* start COLLECTED MATERIAL *

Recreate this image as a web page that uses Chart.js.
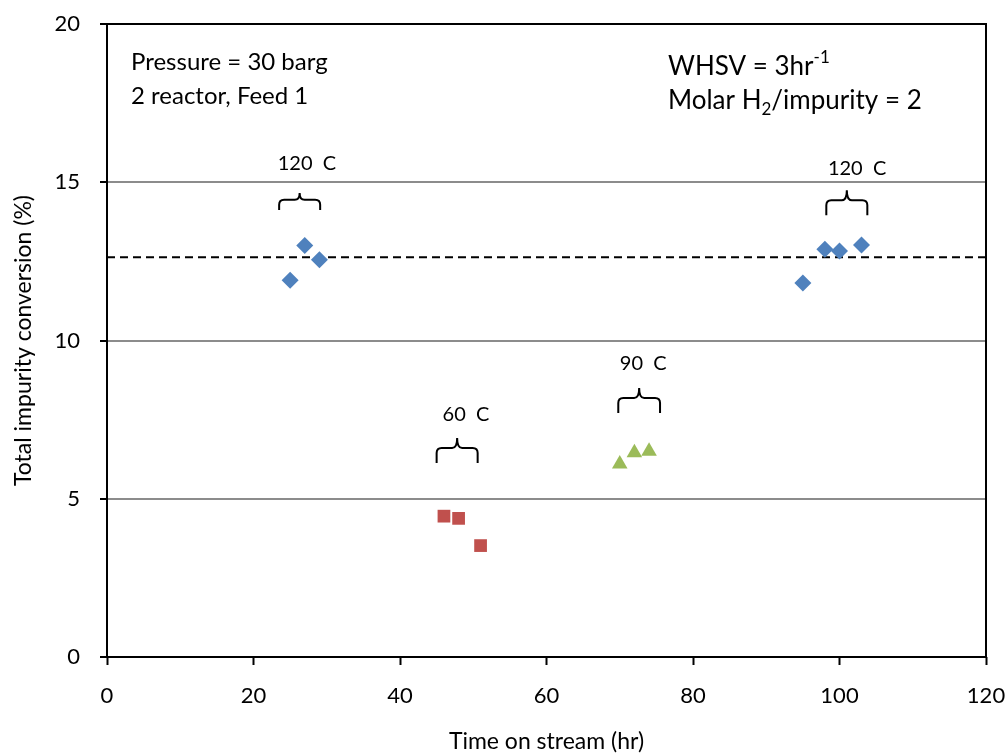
<!DOCTYPE html>
<html>
<head>
<meta charset="utf-8">
<script src="https://cdn.jsdelivr.net/npm/chart.js@4.4.1/dist/chart.umd.min.js"></script>
<style>
  html, body { margin: 0; padding: 0; background: #fff; }
  #wrap { width: 1008px; height: 755px; }
</style>
</head>
<body>
<div id="wrap"><canvas id="chart"></canvas></div>
<script>
// data
const temp120aX = [25, 27, 29];
const temp120aY = [11.9, 13.0, 12.55];
const temp60X = [46, 48, 51];
const temp60Y = [4.45, 4.38, 3.52];
const temp90X = [70, 72, 74];
const temp90Y = [6.1, 6.45, 6.5];
const temp120bX = [95, 98, 100, 103];
const temp120bY = [11.82, 12.88, 12.83, 13.02];
const averageLevel = 12.63;
const xTicks = [0, 20, 40, 60, 80, 100, 120];
const yTicks = [0, 5, 10, 15, 20];

// brace annotations: [xStart, xEnd, yTop, yBottom, labelX, labelY, text]
const braces = [
  [23.5, 29.1, 14.66, 14.12, 27.3, 15.6, '120  C'],
  [45.0, 50.6, 6.92, 6.13, 49.0, 7.65, '60  C'],
  [69.8, 75.5, 8.5, 7.71, 73.2, 9.26, '90  C'],
  [98.2, 103.8, 14.75, 13.96, 102.4, 15.42, '120  C']
];

const FONT = 'Lato, "Open Sans", sans-serif';

function pts(xs, ys) {
  return xs.map((x, i) => ({ x: x, y: ys[i] }));
}

// border box + braces + text notes
const extras = {
  id: 'extras',
  afterDatasetsDraw(chart) {
    const ctx = chart.ctx;
    const a = chart.chartArea;
    const xs = chart.scales.x, ys = chart.scales.y;
    ctx.save();
    ctx.strokeStyle = '#000';
    ctx.lineWidth = 2;
    ctx.strokeRect(a.left, a.top, a.right - a.left, a.bottom - a.top);

    // braces
    ctx.lineWidth = 2;
    braces.forEach(b => {
      const x0 = xs.getPixelForValue(b[0]);
      const x1 = xs.getPixelForValue(b[1]);
      const yt = ys.getPixelForValue(b[2]);
      const yb = ys.getPixelForValue(b[3]);
      const xm = (x0 + x1) / 2;
      const yc = yt + (yb - yt) * 0.4;
      const r = 5;
      ctx.beginPath();
      ctx.moveTo(x0, yb);
      ctx.lineTo(x0, yc + r);
      ctx.quadraticCurveTo(x0, yc, x0 + r, yc);
      ctx.lineTo(xm - r, yc);
      ctx.quadraticCurveTo(xm, yc, xm, yt);
      ctx.quadraticCurveTo(xm, yc, xm + r, yc);
      ctx.lineTo(x1 - r, yc);
      ctx.quadraticCurveTo(x1, yc, x1, yc + r);
      ctx.lineTo(x1, yb);
      ctx.stroke();

      ctx.fillStyle = '#000';
      ctx.font = '20px ' + FONT;
      ctx.textAlign = 'center';
      ctx.textBaseline = 'middle';
      ctx.fillText(b[6], xs.getPixelForValue(b[4]), ys.getPixelForValue(b[5]));
    });

    // notes
    ctx.fillStyle = '#000';
    ctx.textAlign = 'left';
    ctx.textBaseline = 'middle';
    ctx.font = '24px ' + FONT;
    ctx.fillText('Pressure = 30 barg', 131, 62);
    ctx.fillText('2 reactor, Feed 1', 131, 96);

    ctx.font = '26px ' + FONT;
    let x = 668;
    ctx.fillText('WHSV = 3hr', x, 67);
    x += ctx.measureText('WHSV = 3hr').width;
    ctx.font = '17px ' + FONT;
    ctx.fillText('-1', x, 58);

    x = 668;
    ctx.font = '26px ' + FONT;
    ctx.fillText('Molar H', x, 101);
    x += ctx.measureText('Molar H').width;
    ctx.font = '17px ' + FONT;
    ctx.fillText('2', x, 110);
    x += ctx.measureText('2').width;
    ctx.font = '26px ' + FONT;
    ctx.fillText('/impurity = 2', x, 101);
    ctx.restore();
  }
};

new Chart(document.getElementById('chart'), {
  type: 'scatter',
  data: {
    datasets: [
      {
        label: 'average',
        type: 'line',
        data: [{ x: 0, y: averageLevel }, { x: 120, y: averageLevel }],
        borderColor: '#000',
        borderWidth: 2,
        borderDash: [8, 5],
        pointRadius: 0,
        order: 5
      },
      {
        label: '120 C',
        data: pts(temp120aX, temp120aY).concat(pts(temp120bX, temp120bY)),
        pointStyle: 'rectRot',
        pointRadius: 8.5,
        backgroundColor: '#4F81BD',
        borderColor: '#4F81BD',
        borderWidth: 0
      },
      {
        label: '60 C',
        data: pts(temp60X, temp60Y),
        pointStyle: 'rect',
        pointRadius: 9,
        backgroundColor: '#C0504D',
        borderColor: '#C0504D',
        borderWidth: 0
      },
      {
        label: '90 C',
        data: pts(temp90X, temp90Y),
        pointStyle: 'triangle',
        pointRadius: 9,
        backgroundColor: '#9BBB59',
        borderColor: '#9BBB59',
        borderWidth: 0
      }
    ]
  },
  options: {
    responsive: true,
    maintainAspectRatio: false,
    animation: false,
    layout: { padding: { top: 24, right: 22, left: 0, bottom: 0 } },
    plugins: {
      legend: { display: false },
      tooltip: { enabled: false }
    },
    scales: {
      x: {
        type: 'linear',
        min: 0,
        max: 120,
        afterBuildTicks: (s) => { s.ticks = xTicks.map(v => ({ value: v })); },
        afterFit: (s) => { s.height = 98; s.paddingLeft = 0; s.paddingRight = 0; },
        border: { display: false },
        grid: {
          drawOnChartArea: false,
          drawTicks: true,
          tickLength: 8,
          tickColor: '#000',
          tickWidth: 2
        },
        ticks: {
          padding: 18,
          color: '#000',
          font: { family: FONT, size: 22 }
        },
        title: {
          display: true,
          text: 'Time on stream (hr)',
          color: '#000',
          font: { family: FONT, size: 23 },
          padding: { top: 0, bottom: 0 }
        }
      },
      y: {
        type: 'linear',
        min: 0,
        max: 20,
        afterBuildTicks: (s) => { s.ticks = yTicks.map(v => ({ value: v })); },
        afterFit: (s) => { s.width = 107; s.paddingTop = 0; s.paddingBottom = 0; },
        border: { display: false },
        grid: {
          color: (c) => (c.tick && (c.tick.value === 0 || c.tick.value === 20)) ? 'rgba(0,0,0,0)' : '#8c8c8c',
          lineWidth: 2,
          drawTicks: true,
          tickLength: 7,
          tickColor: '#000',
          tickWidth: 2
        },
        ticks: {
          padding: 20,
          color: '#000',
          font: { family: FONT, size: 22 }
        },
        title: {
          display: true,
          text: 'Total impurity conversion (%)',
          color: '#000',
          font: { family: FONT, size: 23 },
          padding: { top: 10, bottom: 20 }
        }
      }
    }
  },
  plugins: [extras]
});
</script>
</body>
</html>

* end COLLECTED MATERIAL *

#### TASK TO COMPLETE
Retype the data above exactly; pictures are not part of the copy.

#### CORRECT ANSWER
Recreate this image as a web page that uses Chart.js.
<!DOCTYPE html>
<html>
<head>
<meta charset="utf-8">
<script src="https://cdn.jsdelivr.net/npm/chart.js@4.4.1/dist/chart.umd.min.js"></script>
<style>
  html, body { margin: 0; padding: 0; background: #fff; }
  #wrap { width: 1008px; height: 755px; }
</style>
</head>
<body>
<div id="wrap"><canvas id="chart"></canvas></div>
<script>
// data
const temp120aX = [25, 27, 29];
const temp120aY = [11.9, 13.0, 12.55];
const temp60X = [46, 48, 51];
const temp60Y = [4.45, 4.38, 3.52];
const temp90X = [70, 72, 74];
const temp90Y = [6.1, 6.45, 6.5];
const temp120bX = [95, 98, 100, 103];
const temp120bY = [11.82, 12.88, 12.83, 13.02];
const averageLevel = 12.63;
const xTicks = [0, 20, 40, 60, 80, 100, 120];
const yTicks = [0, 5, 10, 15, 20];

// brace annotations: [xStart, xEnd, yTop, yBottom, labelX, labelY, text]
const braces = [
  [23.5, 29.1, 14.66, 14.12, 27.3, 15.6, '120  C'],
  [45.0, 50.6, 6.92, 6.13, 49.0, 7.65, '60  C'],
  [69.8, 75.5, 8.5, 7.71, 73.2, 9.26, '90  C'],
  [98.2, 103.8, 14.75, 13.96, 102.4, 15.42, '120  C']
];

const FONT = 'Lato, "Open Sans", sans-serif';

function pts(xs, ys) {
  return xs.map((x, i) => ({ x: x, y: ys[i] }));
}

// border box + braces + text notes
const extras = {
  id: 'extras',
  afterDatasetsDraw(chart) {
    const ctx = chart.ctx;
    const a = chart.chartArea;
    const xs = chart.scales.x, ys = chart.scales.y;
    ctx.save();
    ctx.strokeStyle = '#000';
    ctx.lineWidth = 2;
    ctx.strokeRect(a.left, a.top, a.right - a.left, a.bottom - a.top);

    // braces
    ctx.lineWidth = 2;
    braces.forEach(b => {
      const x0 = xs.getPixelForValue(b[0]);
      const x1 = xs.getPixelForValue(b[1]);
      const yt = ys.getPixelForValue(b[2]);
      const yb = ys.getPixelForValue(b[3]);
      const xm = (x0 + x1) / 2;
      const yc = yt + (yb - yt) * 0.4;
      const r = 5;
      ctx.beginPath();
      ctx.moveTo(x0, yb);
      ctx.lineTo(x0, yc + r);
      ctx.quadraticCurveTo(x0, yc, x0 + r, yc);
      ctx.lineTo(xm - r, yc);
      ctx.quadraticCurveTo(xm, yc, xm, yt);
      ctx.quadraticCurveTo(xm, yc, xm + r, yc);
      ctx.lineTo(x1 - r, yc);
      ctx.quadraticCurveTo(x1, yc, x1, yc + r);
      ctx.lineTo(x1, yb);
      ctx.stroke();

      ctx.fillStyle = '#000';
      ctx.font = '20px ' + FONT;
      ctx.textAlign = 'center';
      ctx.textBaseline = 'middle';
      ctx.fillText(b[6], xs.getPixelForValue(b[4]), ys.getPixelForValue(b[5]));
    });

    // notes
    ctx.fillStyle = '#000';
    ctx.textAlign = 'left';
    ctx.textBaseline = 'middle';
    ctx.font = '24px ' + FONT;
    ctx.fillText('Pressure = 30 barg', 131, 62);
    ctx.fillText('2 reactor, Feed 1', 131, 96);

    ctx.font = '26px ' + FONT;
    let x = 668;
    ctx.fillText('WHSV = 3hr', x, 67);
    x += ctx.measureText('WHSV = 3hr').width;
    ctx.font = '17px ' + FONT;
    ctx.fillText('-1', x, 58);

    x = 668;
    ctx.font = '26px ' + FONT;
    ctx.fillText('Molar H', x, 101);
    x += ctx.measureText('Molar H').width;
    ctx.font = '17px ' + FONT;
    ctx.fillText('2', x, 110);
    x += ctx.measureText('2').width;
    ctx.font = '26px ' + FONT;
    ctx.fillText('/impurity = 2', x, 101);
    ctx.restore();
  }
};

new Chart(document.getElementById('chart'), {
  type: 'scatter',
  data: {
    datasets: [
      {
        label: 'average',
        type: 'line',
        data: [{ x: 0, y: averageLevel }, { x: 120, y: averageLevel }],
        borderColor: '#000',
        borderWidth: 2,
        borderDash: [8, 5],
        pointRadius: 0,
        order: 5
      },
      {
        label: '120 C',
        data: pts(temp120aX, temp120aY).concat(pts(temp120bX, temp120bY)),
        pointStyle: 'rectRot',
        pointRadius: 8.5,
        backgroundColor: '#4F81BD',
        borderColor: '#4F81BD',
        borderWidth: 0
      },
      {
        label: '60 C',
        data: pts(temp60X, temp60Y),
        pointStyle: 'rect',
        pointRadius: 9,
        backgroundColor: '#C0504D',
        borderColor: '#C0504D',
        borderWidth: 0
      },
      {
        label: '90 C',
        data: pts(temp90X, temp90Y),
        pointStyle: 'triangle',
        pointRadius: 9,
        backgroundColor: '#9BBB59',
        borderColor: '#9BBB59',
        borderWidth: 0
      }
    ]
  },
  options: {
    responsive: true,
    maintainAspectRatio: false,
    animation: false,
    layout: { padding: { top: 24, right: 22, left: 0, bottom: 0 } },
    plugins: {
      legend: { display: false },
      tooltip: { enabled: false }
    },
    scales: {
      x: {
        type: 'linear',
        min: 0,
        max: 120,
        afterBuildTicks: (s) => { s.ticks = xTicks.map(v => ({ value: v })); },
        afterFit: (s) => { s.height = 98; s.paddingLeft = 0; s.paddingRight = 0; },
        border: { display: false },
        grid: {
          drawOnChartArea: false,
          drawTicks: true,
          tickLength: 8,
          tickColor: '#000',
          tickWidth: 2
        },
        ticks: {
          padding: 18,
          color: '#000',
          font: { family: FONT, size: 22 }
        },
        title: {
          display: true,
          text: 'Time on stream (hr)',
          color: '#000',
          font: { family: FONT, size: 23 },
          padding: { top: 0, bottom: 0 }
        }
      },
      y: {
        type: 'linear',
        min: 0,
        max: 20,
        afterBuildTicks: (s) => { s.ticks = yTicks.map(v => ({ value: v })); },
        afterFit: (s) => { s.width = 107; s.paddingTop = 0; s.paddingBottom = 0; },
        border: { display: false },
        grid: {
          color: (c) => (c.tick && (c.tick.value === 0 || c.tick.value === 20)) ? 'rgba(0,0,0,0)' : '#8c8c8c',
          lineWidth: 2,
          drawTicks: true,
          tickLength: 7,
          tickColor: '#000',
          tickWidth: 2
        },
        ticks: {
          padding: 20,
          color: '#000',
          font: { family: FONT, size: 22 }
        },
        title: {
          display: true,
          text: 'Total impurity conversion (%)',
          color: '#000',
          font: { family: FONT, size: 23 },
          padding: { top: 10, bottom: 20 }
        }
      }
    }
  },
  plugins: [extras]
});
</script>
</body>
</html>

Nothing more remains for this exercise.